COLLECTED MATERIAL

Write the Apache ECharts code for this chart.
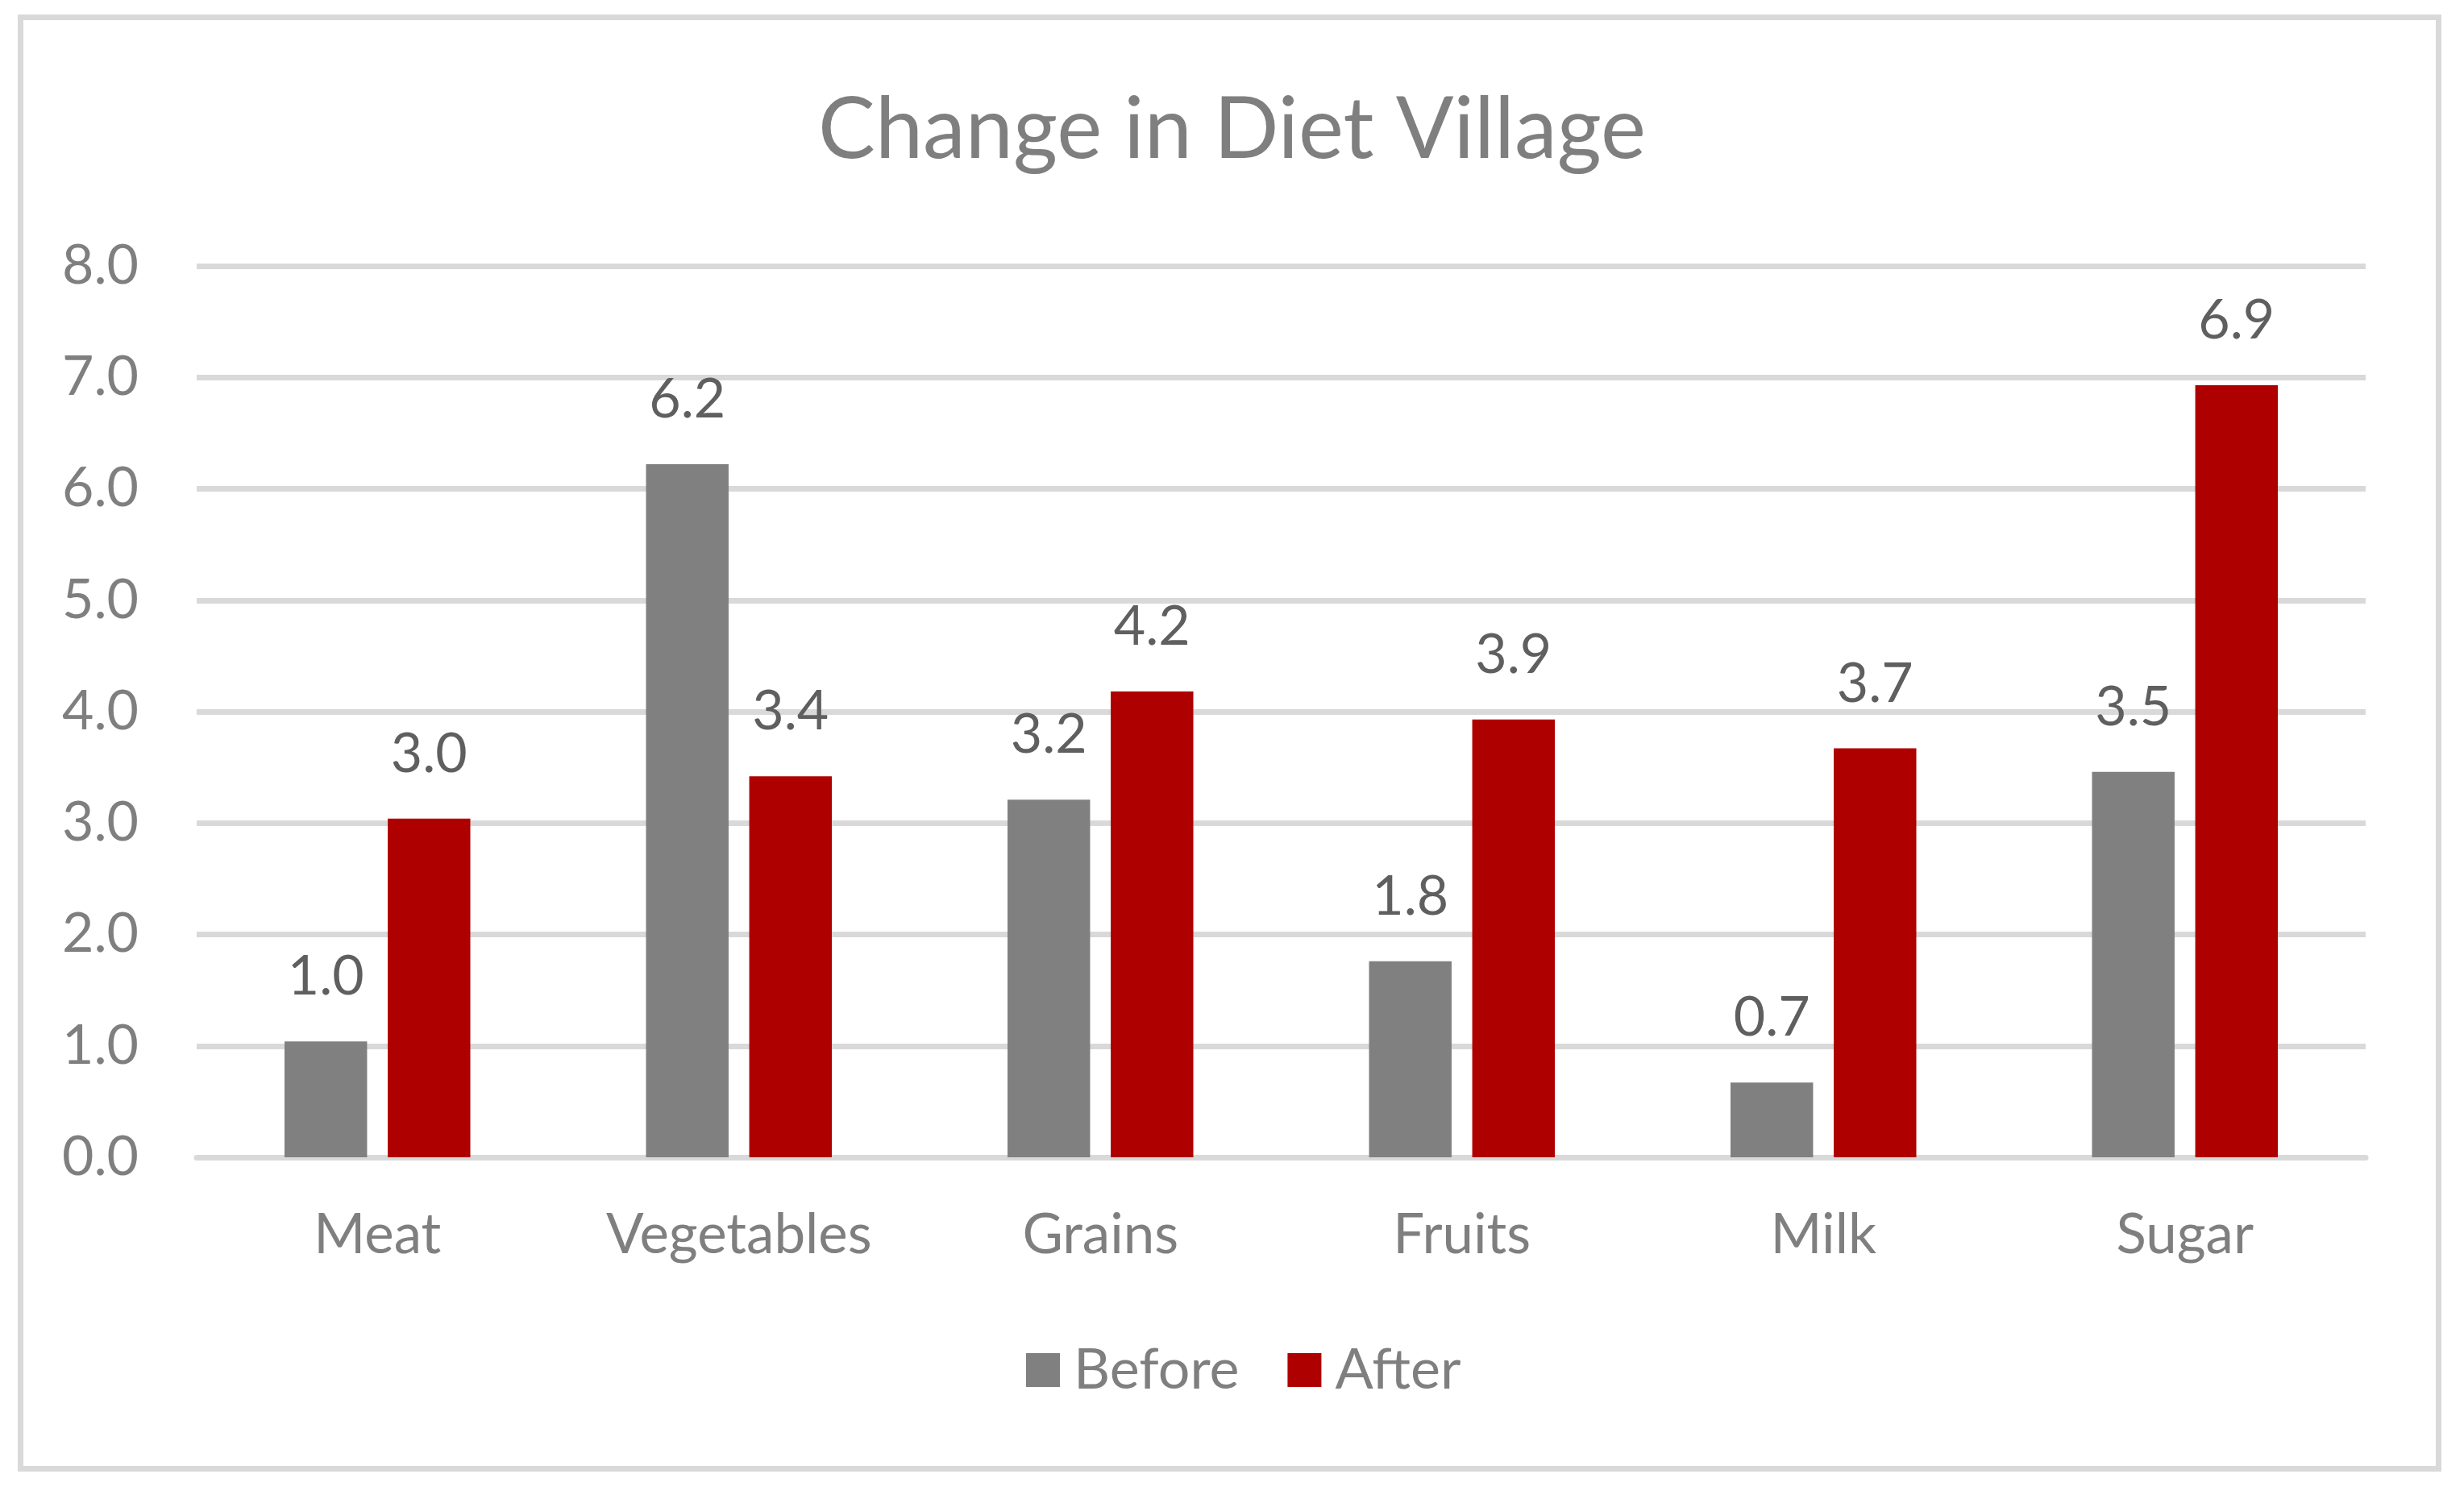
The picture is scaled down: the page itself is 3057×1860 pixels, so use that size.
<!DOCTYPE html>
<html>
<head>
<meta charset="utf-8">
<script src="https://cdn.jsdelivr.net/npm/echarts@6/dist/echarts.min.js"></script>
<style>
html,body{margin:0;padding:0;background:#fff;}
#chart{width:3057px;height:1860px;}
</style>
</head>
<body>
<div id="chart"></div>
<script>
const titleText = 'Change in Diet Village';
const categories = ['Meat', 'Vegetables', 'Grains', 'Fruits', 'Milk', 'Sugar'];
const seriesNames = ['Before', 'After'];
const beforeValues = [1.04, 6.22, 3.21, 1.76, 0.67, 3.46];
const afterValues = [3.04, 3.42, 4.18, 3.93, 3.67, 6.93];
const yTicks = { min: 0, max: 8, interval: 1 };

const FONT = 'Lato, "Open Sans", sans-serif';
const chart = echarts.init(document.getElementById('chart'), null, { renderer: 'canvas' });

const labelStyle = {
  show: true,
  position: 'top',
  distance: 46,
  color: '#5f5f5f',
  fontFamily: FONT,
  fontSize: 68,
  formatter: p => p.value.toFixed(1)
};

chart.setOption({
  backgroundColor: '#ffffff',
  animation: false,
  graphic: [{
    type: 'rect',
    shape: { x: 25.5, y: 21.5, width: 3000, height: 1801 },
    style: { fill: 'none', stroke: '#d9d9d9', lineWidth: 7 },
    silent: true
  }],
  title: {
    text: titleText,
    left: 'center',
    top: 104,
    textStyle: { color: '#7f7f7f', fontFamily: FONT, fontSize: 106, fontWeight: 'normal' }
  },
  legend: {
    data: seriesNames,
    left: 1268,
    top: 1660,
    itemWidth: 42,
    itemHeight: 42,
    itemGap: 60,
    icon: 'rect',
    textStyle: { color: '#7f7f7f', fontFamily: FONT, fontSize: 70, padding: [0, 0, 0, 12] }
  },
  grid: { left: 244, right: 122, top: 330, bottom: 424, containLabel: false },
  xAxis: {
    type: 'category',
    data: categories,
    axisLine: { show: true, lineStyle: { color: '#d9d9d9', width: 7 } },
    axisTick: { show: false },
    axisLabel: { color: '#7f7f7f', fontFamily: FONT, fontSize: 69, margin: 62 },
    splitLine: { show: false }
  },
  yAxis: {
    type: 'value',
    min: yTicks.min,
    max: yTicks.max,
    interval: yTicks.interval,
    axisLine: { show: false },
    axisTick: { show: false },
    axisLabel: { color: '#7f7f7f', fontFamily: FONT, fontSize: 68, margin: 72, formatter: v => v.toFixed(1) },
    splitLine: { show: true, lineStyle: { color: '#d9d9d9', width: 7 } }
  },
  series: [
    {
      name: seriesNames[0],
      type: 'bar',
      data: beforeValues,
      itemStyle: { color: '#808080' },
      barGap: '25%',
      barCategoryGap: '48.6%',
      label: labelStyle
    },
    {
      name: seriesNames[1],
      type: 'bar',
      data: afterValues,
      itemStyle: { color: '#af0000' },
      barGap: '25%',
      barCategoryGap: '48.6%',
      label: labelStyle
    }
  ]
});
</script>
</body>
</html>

WORK TO COMPLETE
Give the data above again in full and unchanged, skipping the pictures.

EXERCISE SOLUTION
Write the Apache ECharts code for this chart.
The picture is scaled down: the page itself is 3057×1860 pixels, so use that size.
<!DOCTYPE html>
<html>
<head>
<meta charset="utf-8">
<script src="https://cdn.jsdelivr.net/npm/echarts@6/dist/echarts.min.js"></script>
<style>
html,body{margin:0;padding:0;background:#fff;}
#chart{width:3057px;height:1860px;}
</style>
</head>
<body>
<div id="chart"></div>
<script>
const titleText = 'Change in Diet Village';
const categories = ['Meat', 'Vegetables', 'Grains', 'Fruits', 'Milk', 'Sugar'];
const seriesNames = ['Before', 'After'];
const beforeValues = [1.04, 6.22, 3.21, 1.76, 0.67, 3.46];
const afterValues = [3.04, 3.42, 4.18, 3.93, 3.67, 6.93];
const yTicks = { min: 0, max: 8, interval: 1 };

const FONT = 'Lato, "Open Sans", sans-serif';
const chart = echarts.init(document.getElementById('chart'), null, { renderer: 'canvas' });

const labelStyle = {
  show: true,
  position: 'top',
  distance: 46,
  color: '#5f5f5f',
  fontFamily: FONT,
  fontSize: 68,
  formatter: p => p.value.toFixed(1)
};

chart.setOption({
  backgroundColor: '#ffffff',
  animation: false,
  graphic: [{
    type: 'rect',
    shape: { x: 25.5, y: 21.5, width: 3000, height: 1801 },
    style: { fill: 'none', stroke: '#d9d9d9', lineWidth: 7 },
    silent: true
  }],
  title: {
    text: titleText,
    left: 'center',
    top: 104,
    textStyle: { color: '#7f7f7f', fontFamily: FONT, fontSize: 106, fontWeight: 'normal' }
  },
  legend: {
    data: seriesNames,
    left: 1268,
    top: 1660,
    itemWidth: 42,
    itemHeight: 42,
    itemGap: 60,
    icon: 'rect',
    textStyle: { color: '#7f7f7f', fontFamily: FONT, fontSize: 70, padding: [0, 0, 0, 12] }
  },
  grid: { left: 244, right: 122, top: 330, bottom: 424, containLabel: false },
  xAxis: {
    type: 'category',
    data: categories,
    axisLine: { show: true, lineStyle: { color: '#d9d9d9', width: 7 } },
    axisTick: { show: false },
    axisLabel: { color: '#7f7f7f', fontFamily: FONT, fontSize: 69, margin: 62 },
    splitLine: { show: false }
  },
  yAxis: {
    type: 'value',
    min: yTicks.min,
    max: yTicks.max,
    interval: yTicks.interval,
    axisLine: { show: false },
    axisTick: { show: false },
    axisLabel: { color: '#7f7f7f', fontFamily: FONT, fontSize: 68, margin: 72, formatter: v => v.toFixed(1) },
    splitLine: { show: true, lineStyle: { color: '#d9d9d9', width: 7 } }
  },
  series: [
    {
      name: seriesNames[0],
      type: 'bar',
      data: beforeValues,
      itemStyle: { color: '#808080' },
      barGap: '25%',
      barCategoryGap: '48.6%',
      label: labelStyle
    },
    {
      name: seriesNames[1],
      type: 'bar',
      data: afterValues,
      itemStyle: { color: '#af0000' },
      barGap: '25%',
      barCategoryGap: '48.6%',
      label: labelStyle
    }
  ]
});
</script>
</body>
</html>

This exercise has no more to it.